Candy, la lavatrice nata in riva al Lambro ora è cinese

La famiglia Fumagalli ha venduto l’azienda di elettrodomestici al colosso Haier per 475 milioni di euro

Lavatrice Candy in uno stabilimento

Lavatrice Candy in uno stabilimento

Brugherio (Monza Biranza), 29 settembre 2018 - Nata sulle rive del Lambro, la lavatrice Candy, dopo 73 anni di storia, diventa cinese. Ieri infatti la famiglia Fumagalli, storica proprietaria del marchio brianzolo leader nel mondo degli elettrodomestici, ha venduto il 100 per cento dell’azienda ad Haier, il brand di elettrodomestici più venduto al mondo (oltre 30 miliardi di euro di fatturato nel 2017).

«Haier e la famiglia Fumagalli annunciano oggi di aver firmato un accordo relativo alla combinazione delle attività di Haier e Candy. Secondo l’accordo, Haier investirà 475 milioni di euro per accelerare ulteriormente la propria crescita nel mercato europeo», recitano le prime righe di un comunicato diffuso ieri in tarda mattinata. Tradotto: Haier ha comperato Candy per 475 milioni. Una storia, quella di Candy, cominciata negli anni 20 in una piccola officina meccanica sul Lambro mandata avanti da Eden Fumagalli. Un’attività come tante. Un cognome come tanti, in Brianza. Con un destino però diverso. E come molte storie di successo, anche quella della Candy, comincia da un evento negativo. La Seconda Guerra Mondiale che blocca l’attività. Enzo (figlio di Eden), partito per il fronte, viene catturato dagli americani. Ma nel ’45, una volta liberato dalla prigionia negli Usa, gira nelle case statunitensi e vede per la prima volta una lavabiancheria. È un colpo di fulmine. Ne intuisce il potenziale anche per il mercato italiano. Spedisce i primi schizzi a Eden e ai sui figli Peppino e Niso in Italia (leggenda narra che i primi disegni di massima della lavatrice fossero tracciati sulla sabbia del pavimento dell’officina). Così, un anno dopo, nel 1946 la prima lavatrice interamente made in Italia, il “Modello 50” veniva presentata alla Fiera campionaria di Milano con il marchio Candy (nome esotico mutuato da una canzone americana di moda nel primo dopoguerra). Un bidone di latta con un paio di bottoni (più simile a uno scaldabagno che a una lavatrice moderna) che a guardarla oggi fa quasi tenerezza. Ma proprio da quel “bidone” nascerà un impero.

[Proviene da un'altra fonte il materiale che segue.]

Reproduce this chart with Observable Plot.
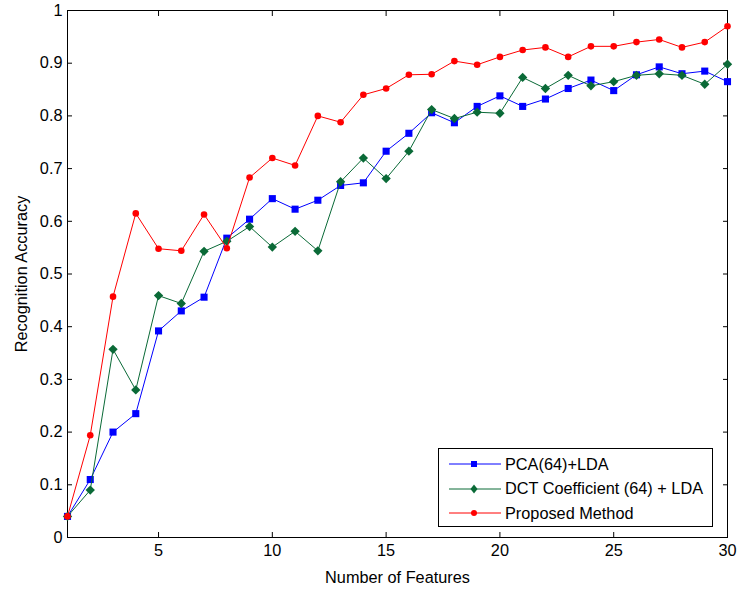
<!DOCTYPE html>
<html><head><meta charset="utf-8">
<script src="https://cdn.jsdelivr.net/npm/d3@7"></script>
<script src="https://cdn.jsdelivr.net/npm/@observablehq/plot@0.6"></script>
<style>
body{margin:0;background:#fff;}
#wrap{position:relative;width:738px;height:589px;font-family:"Liberation Sans",Arial,sans-serif;}
#legend{position:absolute;left:438px;top:448px;width:273px;height:77px;border:1px solid #000;background:#fff;}
#legend .row{position:absolute;left:0;height:24px;display:flex;align-items:center;font-size:16.3px;color:#000;white-space:nowrap;}
#legend svg{display:block;margin-left:10px;margin-right:4px;}
</style>
</head><body><div id="wrap"></div>
<script>
const features = [1,2,3,4,5,6,7,8,9,10,11,12,13,14,15,16,17,18,19,20,21,22,23,24,25,26,27,28,29,30];
const pcaLda = [0.04,0.11,0.20,0.235,0.392,0.430,0.456,0.568,0.604,0.643,0.623,0.640,0.668,0.673,0.733,0.767,0.806,0.787,0.818,0.838,0.818,0.832,0.852,0.868,0.848,0.878,0.893,0.880,0.885,0.865];
const dctLda = [0.04,0.09,0.357,0.28,0.459,0.444,0.543,0.562,0.590,0.551,0.581,0.544,0.675,0.720,0.681,0.733,0.812,0.795,0.807,0.805,0.873,0.852,0.877,0.857,0.865,0.877,0.880,0.877,0.860,0.898];
const proposed = [0.04,0.194,0.457,0.615,0.548,0.544,0.613,0.549,0.683,0.720,0.706,0.800,0.788,0.840,0.852,0.878,0.879,0.904,0.897,0.912,0.925,0.930,0.912,0.932,0.932,0.940,0.945,0.930,0.940,0.970];
const seriesNames = ["PCA(64)+LDA","DCT Coefficient (64) + LDA","Proposed Method"];
const xTicks = [5,10,15,20,25,30];
const yTicks = [0,0.1,0.2,0.3,0.4,0.5,0.6,0.7,0.8,0.9,1];
const yTickLabels = ["0","0.1","0.2","0.3","0.4","0.5","0.6","0.7","0.8","0.9","1"];

const colors = ["#0000ff","#0a6a37","#ff0000"];
const symbols = ["square","diamond2","circle"];
const radii = [4,4.2,3.3];
const allVals = [pcaLda, dctLda, proposed];

const marks = [];
allVals.forEach((vals, k) => {
  const rows = features.map((f, i) => ({f, v: vals[i]}));
  marks.push(Plot.line(rows, {x: "f", y: "v", stroke: colors[k], strokeWidth: 1}));
  marks.push(Plot.dot(rows, {x: "f", y: "v", symbol: symbols[k], r: radii[k], fill: colors[k], stroke: "none"}));
});

const chart = Plot.plot({
  width: 738, height: 589,
  marginLeft: 67, marginRight: 11, marginTop: 10, marginBottom: 52,
  style: {fontSize: "16.3px", fontFamily: "'Liberation Sans', Arial, sans-serif", background: "white", color: "black", overflow: "visible"},
  x: {domain: [1, 30]},
  y: {domain: [0, 1]},
  marks: [
    Plot.frame({stroke: "black", strokeWidth: 1}),
    Plot.axisX(xTicks, {anchor: "bottom", tickSize: 0, tickPadding: 7, label: "Number of Features", labelAnchor: "center", labelArrow: "none", labelOffset: 45}),
    Plot.axisX(xTicks, {anchor: "bottom", tickSize: -5, tickFormat: () => "", label: null}),
    Plot.axisX(xTicks, {anchor: "top", tickSize: -5, tickFormat: () => "", label: null}),
    Plot.axisY(yTicks, {anchor: "left", tickSize: 0, tickPadding: 5, tickFormat: (d) => yTickLabels[yTicks.indexOf(d)], label: "Recognition Accuracy", labelAnchor: "center", labelArrow: "none", labelOffset: 52}),
    Plot.axisY(yTicks, {anchor: "left", tickSize: -5, tickFormat: () => "", label: null}),
    Plot.axisY(yTicks, {anchor: "right", tickSize: -5, tickFormat: () => "", label: null}),
    ...marks
  ]
});
const wrap = document.getElementById("wrap");
wrap.appendChild(chart);

const legend = document.createElement("div");
legend.id = "legend";
const legendMarkers = [
  '<rect x="22" y="4" width="6" height="6" fill="COLOR"/>',
  '<path d="M25 2.5 L28.5 7 L25 11.5 L21.5 7 Z" fill="COLOR"/>',
  '<circle cx="25" cy="7" r="3" fill="COLOR"/>'
];
seriesNames.forEach((name, k) => {
  const row = document.createElement("div");
  row.className = "row";
  row.style.top = (3 + k * 24.5) + "px";
  row.innerHTML = '<svg width="52" height="14"><line x1="0" y1="7" x2="52" y2="7" stroke="' + colors[k] + '" stroke-width="1"/>' +
    legendMarkers[k].replace("COLOR", colors[k]) + '</svg><span>' + name + '</span>';
  legend.appendChild(row);
});
wrap.appendChild(legend);
</script>
</body></html>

A guidare lo sviluppo industriale della Candy saranno i figli di Eden: Niso, Enzo e Peppino (scomparso tre anni fa). Al timone dell’azienda negli ultimi anni sono stati invece Aldo e Beppe Fumagalli, figli di Peppino. Un gruppo segnato da una crescita esponenziale dagli anni ’60 fino agli anni ’80 con nuovi stabilimenti e acquisizioni di marchi. Un brand protagonista anche nel mondo dello sport. La scritta Candy ha fatto bella mostra sulle maglie del Liverpool fra il 1988 e il 1992 mentre fra il 1979 e il 1981 è stata sponsor della Tirrell e della Toleman in Formula 1. Solo fino a 20 anni fa il gruppo Candy contava 2.000 operai nei suoi stabilimenti italiani. Tutti situati in Lombardia nell’arco di poche decine di chilometri: la Zerowatt di Alzano Lombardo (Bergamo), la Gasfire di Erba (Lecco), la Donora di Cortenuova (Bergamo), la Bessel di Santa Maria Hoè (Lecco) oltre allo stabilimento di Brugherio, l’unico rimasto ancora in Italia, dove lavorano circa 500 operai e quasi altrettanti impiegati. Ma mentre si dismetteva in Italia, Candy non smetteva di aprire stabilimenti nell’est Europeo e acquistare aziende: dalla russa Vyatka alla turca Süsler per finire con la cinese Jinling. Una crescita che ha segnato il passo a partire dal 2008. Ma negli ultimi anni il Gruppo Candy si è rilanciato soprattutto grazie allo sviluppo degli elettrodomestici intelligenti. Il fatturato è cresciuto del 14 per cento nel 2017 (1,148 miliardi di euro di ricavi). Candy ha circa 5.000 dipendenti nel mondo e sette stabilimenti produttivi tra Europa, Turchia e Cina. Oltre a Hoover, possiede i marchi Iberna (Spagna), Jinling (Cina) Rosières (Francia), Süsler (Turchia), Vyatka (Russia), Zerowatt, Gasfire e Baumatic.